İki hafta boyunca kentte film var; İstanbul Film Festivali'ne teşekkürler. Cumartesi sabahtan şu ana kadar izlediğim sekiz film de tıklım tıklım salonlarda oynadı, bunun keyfi bile yeter…
Dünse beş günlük festivalin en sert günüydü benim için.

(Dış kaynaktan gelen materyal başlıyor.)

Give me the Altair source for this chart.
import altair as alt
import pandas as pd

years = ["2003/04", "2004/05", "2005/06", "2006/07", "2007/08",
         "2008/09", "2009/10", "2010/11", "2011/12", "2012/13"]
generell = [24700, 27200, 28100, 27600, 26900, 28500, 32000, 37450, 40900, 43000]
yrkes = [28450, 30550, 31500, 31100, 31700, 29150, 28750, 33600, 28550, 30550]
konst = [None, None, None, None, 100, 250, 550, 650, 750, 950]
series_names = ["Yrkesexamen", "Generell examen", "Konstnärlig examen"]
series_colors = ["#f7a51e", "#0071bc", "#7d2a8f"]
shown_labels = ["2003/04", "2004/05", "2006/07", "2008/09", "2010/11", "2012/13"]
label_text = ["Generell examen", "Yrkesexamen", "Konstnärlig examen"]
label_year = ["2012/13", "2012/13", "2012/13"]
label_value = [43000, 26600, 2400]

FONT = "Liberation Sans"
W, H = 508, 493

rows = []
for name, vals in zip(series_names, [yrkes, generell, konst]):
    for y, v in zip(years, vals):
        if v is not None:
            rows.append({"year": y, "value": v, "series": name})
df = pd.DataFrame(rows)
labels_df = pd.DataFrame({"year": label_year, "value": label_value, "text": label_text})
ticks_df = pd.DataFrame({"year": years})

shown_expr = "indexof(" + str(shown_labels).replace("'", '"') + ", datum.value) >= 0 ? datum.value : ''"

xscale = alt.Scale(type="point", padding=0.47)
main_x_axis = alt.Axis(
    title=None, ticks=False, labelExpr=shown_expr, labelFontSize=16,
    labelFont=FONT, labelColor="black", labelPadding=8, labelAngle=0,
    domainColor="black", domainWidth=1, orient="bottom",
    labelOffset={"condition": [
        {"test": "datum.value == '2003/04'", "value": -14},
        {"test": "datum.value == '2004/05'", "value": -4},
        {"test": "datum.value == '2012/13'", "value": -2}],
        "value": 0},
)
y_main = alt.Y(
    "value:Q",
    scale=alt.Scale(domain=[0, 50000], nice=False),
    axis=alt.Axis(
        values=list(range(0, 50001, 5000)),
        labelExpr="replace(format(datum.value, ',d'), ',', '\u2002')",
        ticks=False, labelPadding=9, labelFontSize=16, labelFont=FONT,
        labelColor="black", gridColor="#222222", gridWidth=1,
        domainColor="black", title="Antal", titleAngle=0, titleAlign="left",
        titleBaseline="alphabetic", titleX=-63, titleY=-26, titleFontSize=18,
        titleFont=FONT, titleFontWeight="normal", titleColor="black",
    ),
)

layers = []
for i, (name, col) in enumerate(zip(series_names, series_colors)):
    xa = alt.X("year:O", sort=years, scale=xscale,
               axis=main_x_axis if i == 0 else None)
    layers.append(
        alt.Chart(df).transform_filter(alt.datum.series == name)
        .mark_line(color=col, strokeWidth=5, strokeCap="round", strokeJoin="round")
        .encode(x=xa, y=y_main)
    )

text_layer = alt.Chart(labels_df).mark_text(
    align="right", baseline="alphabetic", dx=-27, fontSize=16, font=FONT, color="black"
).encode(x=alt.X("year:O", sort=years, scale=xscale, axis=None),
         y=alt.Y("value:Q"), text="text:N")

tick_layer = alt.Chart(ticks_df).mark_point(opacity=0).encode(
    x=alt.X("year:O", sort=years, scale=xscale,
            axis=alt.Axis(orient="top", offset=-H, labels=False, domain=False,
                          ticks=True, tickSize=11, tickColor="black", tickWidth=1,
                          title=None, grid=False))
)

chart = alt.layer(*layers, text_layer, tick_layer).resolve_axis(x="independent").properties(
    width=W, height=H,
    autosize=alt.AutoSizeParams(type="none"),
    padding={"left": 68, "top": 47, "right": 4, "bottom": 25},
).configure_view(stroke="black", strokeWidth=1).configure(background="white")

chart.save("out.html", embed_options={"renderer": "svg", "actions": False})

Geçen hafta gazetelerde okumuşsunuzdur, Arjantin "cunta" dönemini yargılamaya devam ederken çok önemli bir karar çıktı. Maria Eugenia Sampallo 1976–1983 askeri diktatörlük döneminde işkence merkezlerinden birinde doğuyor, bir yüzbaşı onu, 500 kadar çocuk gibi, yasadışı yollarla bir aileye veriyor. Sampallo, asıl kimliğini bilmeden, yıllarca bu aileyi gerçek ailesi biliyor, sonunda gerçek kimliğini öğrenince kadın ve adama karşı dava açıyor. Sonuçta erkek 8 yıl, kadın 7 yıl hapis cezasına çarptırıldı, emekli yüzbaşı ise 10 yıl hapis cezası aldı.

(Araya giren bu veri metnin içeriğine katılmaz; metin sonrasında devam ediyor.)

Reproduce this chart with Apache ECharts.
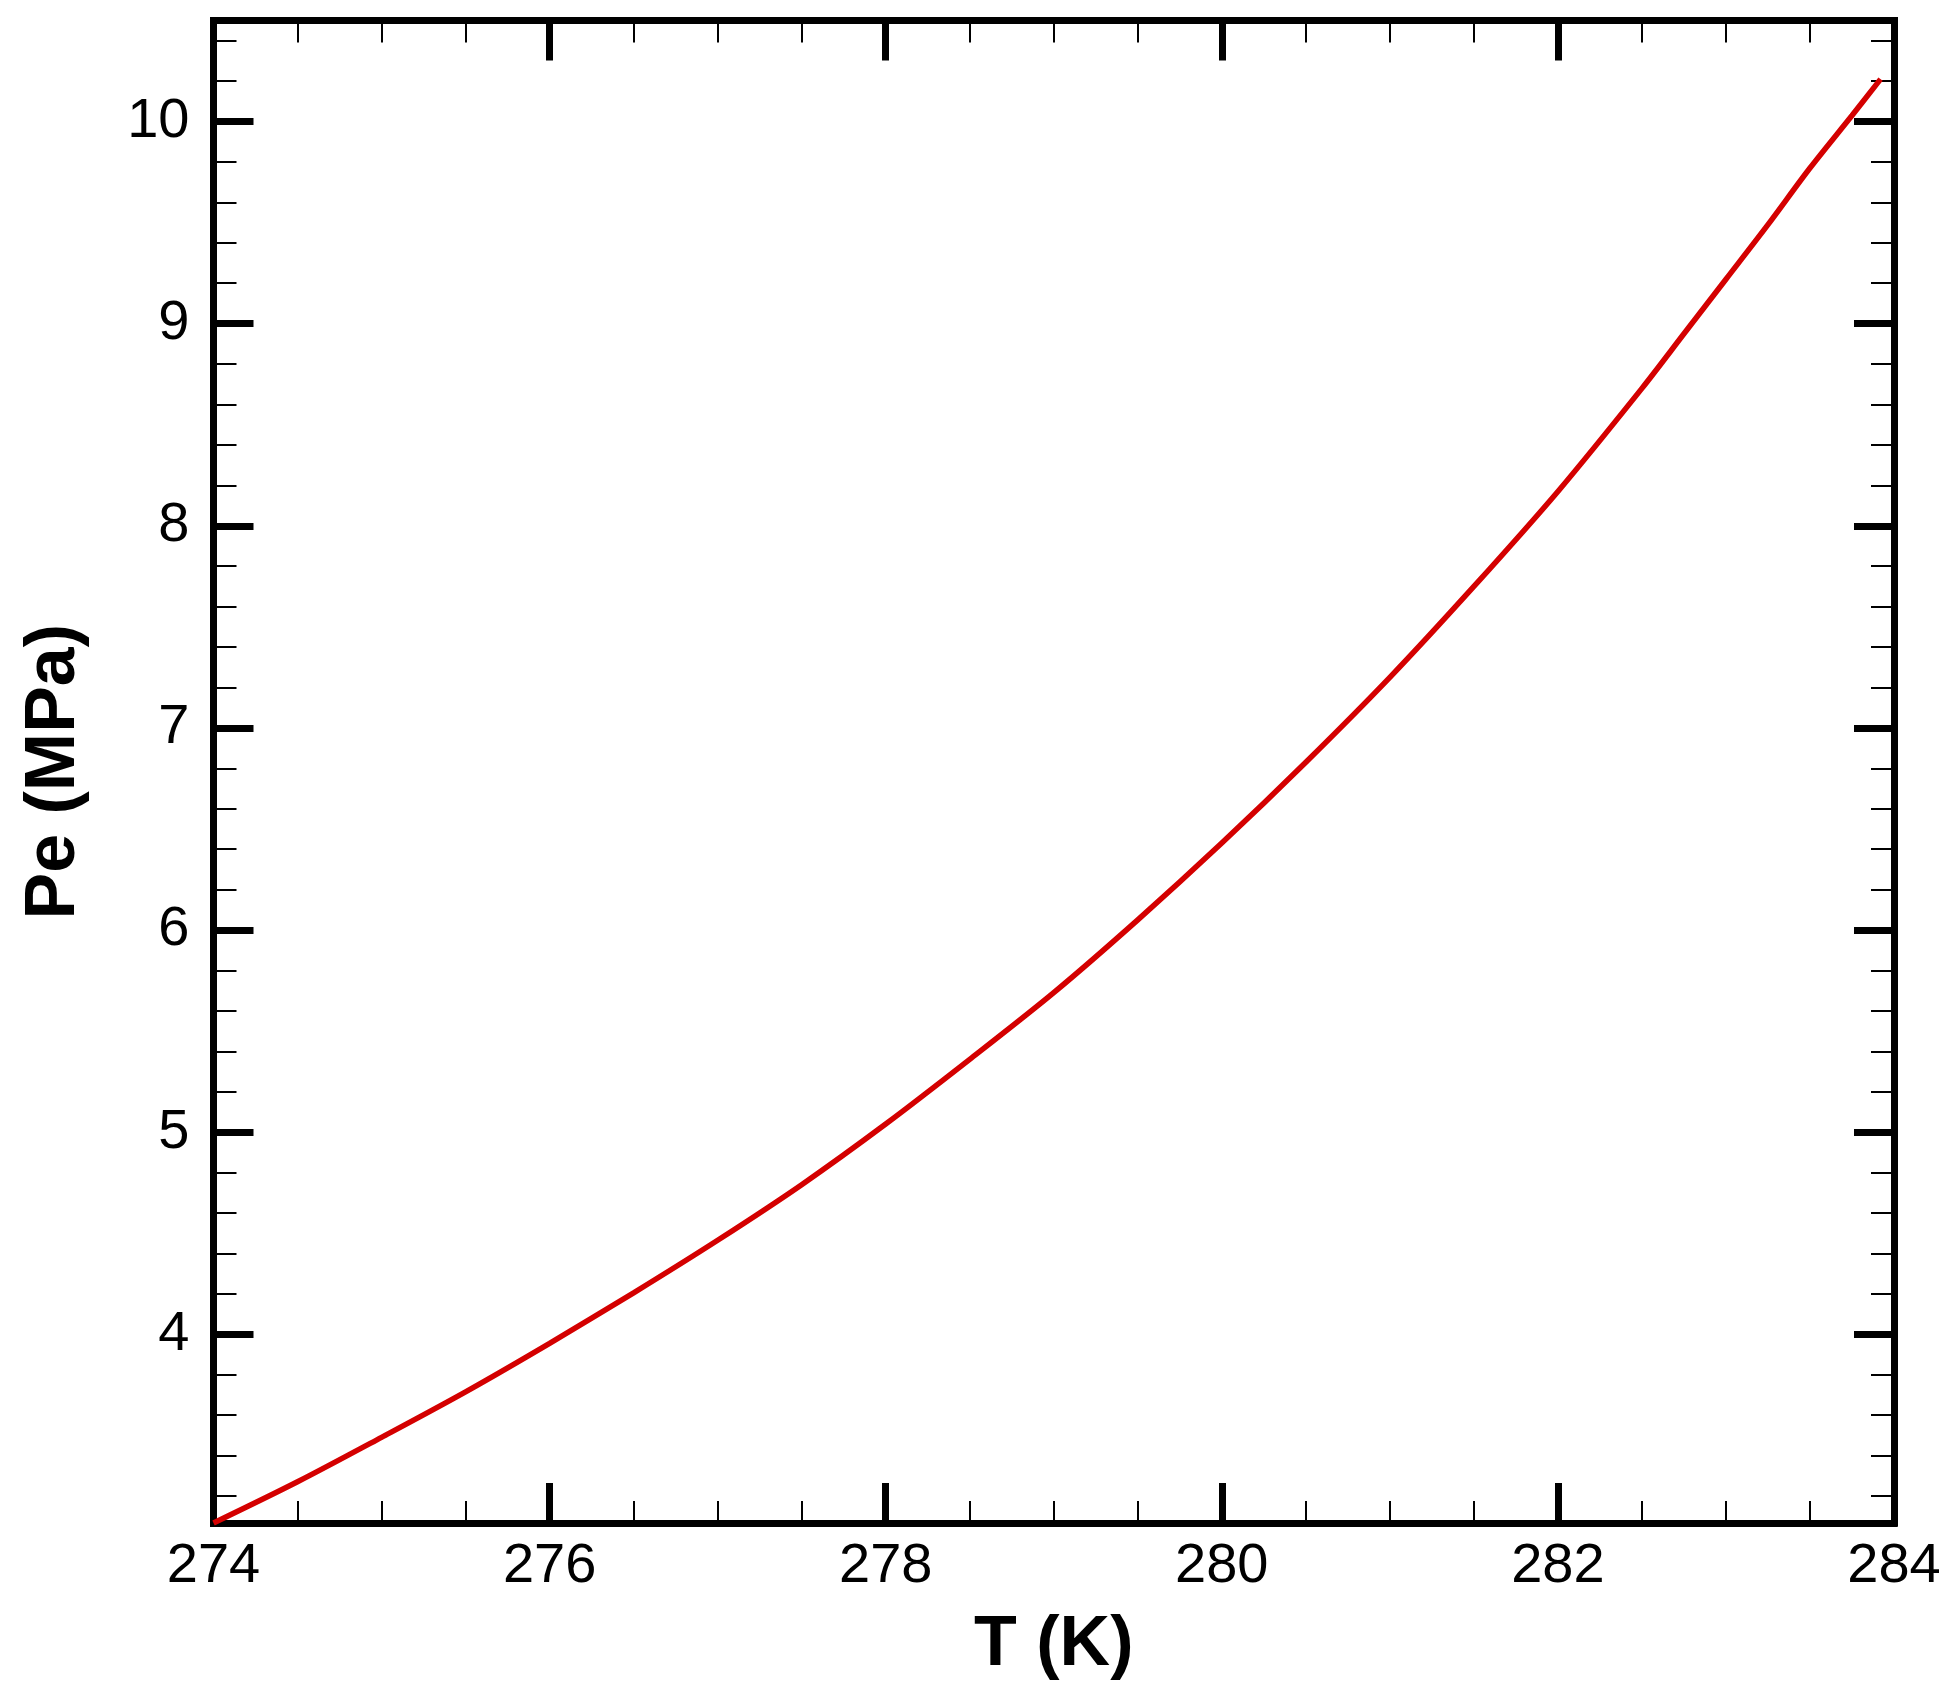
<!DOCTYPE html>
<html>
<head>
<meta charset="utf-8">
<script src="https://cdn.jsdelivr.net/npm/echarts@6/dist/echarts.min.js"></script>
<style>
  html, body { margin: 0; padding: 0; background: #fff; }
  #chart { width: 1960px; height: 1702px; }
</style>
</head>
<body>
<div id="chart"></div>
<script>
const temps = [274.0, 274.5, 275.0, 275.5, 276.0, 276.5, 277.0, 277.5, 278.0, 278.5, 279.0,
  279.5, 280.0, 280.5, 281.0, 281.5, 282.0, 282.5, 282.75, 283.0, 283.25, 283.5, 283.75, 283.92];
const pressures = [3.066, 3.27, 3.49, 3.715, 3.955, 4.205, 4.465, 4.74, 5.04, 5.36, 5.69,
  6.05, 6.43, 6.83, 7.25, 7.70, 8.17, 8.68, 8.95, 9.22, 9.49, 9.77, 10.03, 10.21];

const xLabels = [274, 276, 278, 280, 282, 284];
const xMajor = [276, 278, 280, 282];
const xMinor = [274.5, 275, 275.5, 276.5, 277, 277.5, 278.5, 279, 279.5,
  280.5, 281, 281.5, 282.5, 283, 283.5];
const yLabels = [4, 5, 6, 7, 8, 9, 10];
const yMinor = [3.2, 3.4, 3.6, 3.8, 4.2, 4.4, 4.6, 4.8, 5.2, 5.4, 5.6, 5.8,
  6.2, 6.4, 6.6, 6.8, 7.2, 7.4, 7.6, 7.8, 8.2, 8.4, 8.6, 8.8,
  9.2, 9.4, 9.6, 9.8, 10.2, 10.4];

const X_MIN = 274, X_MAX = 284;
const Y_MIN = 3.066, Y_MAX = 10.5;
const font = "'Liberation Sans', Arial, sans-serif";

const chart = echarts.init(document.getElementById("chart"));

// one axis per side for the frame + major ticks, another for minor ticks
function xAxis(position, opts) {
  return Object.assign({
    type: "value",
    position: position,
    min: X_MIN,
    max: X_MAX,
    splitLine: { show: false },
    axisLine: { show: false, onZero: false },
    axisLabel: { show: false },
    axisTick: { show: false },
  }, opts);
}
function yAxis(position, opts) {
  return Object.assign({
    type: "value",
    position: position,
    min: Y_MIN,
    max: Y_MAX,
    splitLine: { show: false },
    axisLine: { show: false, onZero: false },
    axisLabel: { show: false },
    axisTick: { show: false },
  }, opts);
}

const frameLine = { show: true, onZero: false, lineStyle: { color: "#000", width: 7, cap: "square" } };
const majorTickX = { show: true, inside: true, length: 40, customValues: xMajor, lineStyle: { color: "#000", width: 7 } };
const minorTickX = { show: true, inside: true, length: 22, customValues: xMinor, lineStyle: { color: "#000", width: 2 } };
const majorTickY = { show: true, inside: true, length: 40, customValues: yLabels, lineStyle: { color: "#000", width: 7 } };
const minorTickY = { show: true, inside: true, length: 23, customValues: yMinor, lineStyle: { color: "#000", width: 2 } };

const option = {
  animation: false,
  backgroundColor: "#fff",
  grid: { left: 213.5, right: 66, top: 20.5, bottom: 179 },
  xAxis: [
    xAxis("bottom", {
      name: "T (K)",
      nameLocation: "middle",
      nameGap: 88,
      nameTextStyle: { fontFamily: font, fontSize: 70, fontWeight: "bold", color: "#000" },
      axisLine: frameLine,
      axisTick: majorTickX,
      axisLabel: {
        show: true,
        customValues: xLabels,
        margin: 16,
        fontFamily: font,
        fontSize: 56,
        color: "#000",
      },
    }),
    xAxis("top", { axisLine: frameLine, axisTick: majorTickX }),
    xAxis("bottom", { axisTick: minorTickX }),
    xAxis("top", { axisTick: minorTickX }),
  ],
  yAxis: [
    yAxis("left", {
      name: "Pe (MPa)",
      nameLocation: "middle",
      nameGap: 124,
      nameTextStyle: { fontFamily: font, fontSize: 70, fontWeight: "bold", color: "#000" },
      axisLine: frameLine,
      axisTick: majorTickY,
      axisLabel: {
        show: true,
        customValues: yLabels,
        margin: 24,
        fontFamily: font,
        fontSize: 56,
        color: "#000",
      },
    }),
    yAxis("right", { axisLine: frameLine, axisTick: majorTickY }),
    yAxis("left", { axisTick: minorTickY }),
    yAxis("right", { axisTick: minorTickY }),
  ],
  series: [
    {
      type: "line",
      xAxisIndex: 0,
      yAxisIndex: 0,
      data: temps.map((t, i) => [t, pressures[i]]),
      showSymbol: false,
      smooth: 0.3,
      lineStyle: { color: "#d40000", width: 5.5 },
      z: 1,
    },
  ],
};

chart.setOption(option);
</script>
</body>
</html>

Sampallo'nun bu kazanımında 1979'dan bu yana torunlarını arayan Plaza de Mayo büyükannelerinin payı büyük. Minik bir hatırlatma, Plaza de Mayo Büyükanneleri, Türkiye'de kayıplar için mücadele eden Cumartesi Annelerine de ilham kaynağı olmuş, hatta bazı Plaza de Mayo anneleri İstanbul'a gelerek kayıplar için Cumartesi Anneleri ile birlikte Galatasaray meydanında oturmuşlardı.
Bravo'nun belgeseli
Bu haberin üzerinden daha bir hafta geçmeden, ünlü Kübalı belgesel yönetmeni Estela Bravo'nun filmi "Kimim Ben? Arjantin'in Bulunmuş Çocukları" İstanbul Film Festivali'nde, NTV Belgesel Kuşağı kapsamında gösterildi. Bravo, 20 yıl önce aynı konu için gittiği Arjantin'de, bu kez bulunan 88 çocuktan bazılarıyla ve çocukların bulunmasını sağlamak için insanüstü çaba sarf eden Plaza de Mayo büyükanneleriyle görüşüyor.

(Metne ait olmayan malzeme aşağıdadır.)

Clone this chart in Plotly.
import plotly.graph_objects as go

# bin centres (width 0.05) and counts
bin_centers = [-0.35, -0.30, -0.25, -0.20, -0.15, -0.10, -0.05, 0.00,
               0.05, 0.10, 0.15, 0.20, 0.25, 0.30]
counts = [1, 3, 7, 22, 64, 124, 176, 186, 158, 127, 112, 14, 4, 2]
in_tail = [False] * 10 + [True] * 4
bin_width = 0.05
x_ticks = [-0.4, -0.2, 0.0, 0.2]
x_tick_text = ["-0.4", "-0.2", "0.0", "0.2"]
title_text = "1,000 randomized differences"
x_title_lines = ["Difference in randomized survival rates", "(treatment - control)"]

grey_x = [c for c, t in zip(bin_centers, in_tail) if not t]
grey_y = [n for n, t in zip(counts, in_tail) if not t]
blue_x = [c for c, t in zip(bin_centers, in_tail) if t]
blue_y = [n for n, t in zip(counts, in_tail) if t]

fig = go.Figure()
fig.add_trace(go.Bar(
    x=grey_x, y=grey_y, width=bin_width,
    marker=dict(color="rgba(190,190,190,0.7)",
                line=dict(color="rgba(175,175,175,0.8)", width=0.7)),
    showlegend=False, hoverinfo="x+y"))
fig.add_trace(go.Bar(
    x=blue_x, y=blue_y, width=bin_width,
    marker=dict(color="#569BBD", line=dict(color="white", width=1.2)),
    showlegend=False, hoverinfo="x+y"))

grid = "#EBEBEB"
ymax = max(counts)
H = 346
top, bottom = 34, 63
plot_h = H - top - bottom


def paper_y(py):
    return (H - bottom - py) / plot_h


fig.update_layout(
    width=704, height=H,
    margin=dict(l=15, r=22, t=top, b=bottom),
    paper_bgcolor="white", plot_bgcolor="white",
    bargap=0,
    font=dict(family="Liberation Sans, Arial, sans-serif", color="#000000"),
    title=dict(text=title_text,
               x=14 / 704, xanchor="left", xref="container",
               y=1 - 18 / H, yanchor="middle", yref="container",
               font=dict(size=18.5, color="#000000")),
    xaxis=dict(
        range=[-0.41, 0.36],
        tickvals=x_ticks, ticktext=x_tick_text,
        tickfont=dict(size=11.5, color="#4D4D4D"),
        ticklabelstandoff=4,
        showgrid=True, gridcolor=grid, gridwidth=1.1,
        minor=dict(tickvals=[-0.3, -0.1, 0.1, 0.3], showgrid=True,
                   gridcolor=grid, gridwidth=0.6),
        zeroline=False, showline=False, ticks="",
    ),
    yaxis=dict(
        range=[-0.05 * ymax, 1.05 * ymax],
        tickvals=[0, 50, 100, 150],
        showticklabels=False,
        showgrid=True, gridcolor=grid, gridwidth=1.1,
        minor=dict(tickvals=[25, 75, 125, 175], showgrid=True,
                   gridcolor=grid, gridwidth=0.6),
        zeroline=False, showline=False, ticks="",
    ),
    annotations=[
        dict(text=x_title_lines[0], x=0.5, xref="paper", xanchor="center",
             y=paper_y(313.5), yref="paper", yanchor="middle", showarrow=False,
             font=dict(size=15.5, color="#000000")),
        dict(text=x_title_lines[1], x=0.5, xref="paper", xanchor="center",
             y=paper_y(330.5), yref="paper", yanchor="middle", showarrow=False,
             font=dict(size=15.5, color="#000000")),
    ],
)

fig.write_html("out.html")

Film, hayatı boyunca koca bir yalanla yaşamış pek çok çocuğun gerçeği öğrendikten sonraki duruşlarını, yaptıklarını anlatıyor, anlatılanlar insanın içinin kaldıracağı gibi değil.
Düşünsenize, bir gün birisi geliyor ve size aslında nefret ettirilerek büyütüldüğünüz insanların çocukları olduğunuzu söylüyor. Zira cunta döneminde evlatlık verilen tahminen 500 çocuk neredeyse tamamı cuntaya yakın aileler tarafından yetiştirildiler, ailelerin politik duruşu ise malum…
Plaza de Mayo Büyükanneleri ise yıllar içinde teknolojinin de nimetlerinden yararlanarak Ulusal Genetik Veri Bankası'nı kuruyorlar. Ailelerindeki kayıpları bulabilmek için her aile ferdinden kan örnekleri alınıyor ve bu veri bankasında saklanıyor.
Yıllar içinde toplam 88 çocuk bu veri bankasındaki kanların eşleşmesiyle, gerçek ailelerine kavuşma şansı yaşıyorlar. Estela Bravo'nun filmi de bu süreçleri anlatıyor işte. Gerçeklikten tamamen uzak gibi gelen bu darbe ve cunta hikayesi yöntem olarak olmasa da, öykü olarak bir yerlerden tanıdık elbette.
Filmin son sahnesi, en vurucu sahne. Bravo, La Plata kentinin cunta dönemindeki polis şefi Miguel Etchecolatz'ın 30 yılın ardından yargılandığı mahkemede ömür boyu hapis cezası aldığı anı filmin sonu olarak kullanmış, Miguel Etchecolatz La Plata'daki toplama kamplarının kurucularından biri ve pek çok çocuğun da akıbetinden sorumlu…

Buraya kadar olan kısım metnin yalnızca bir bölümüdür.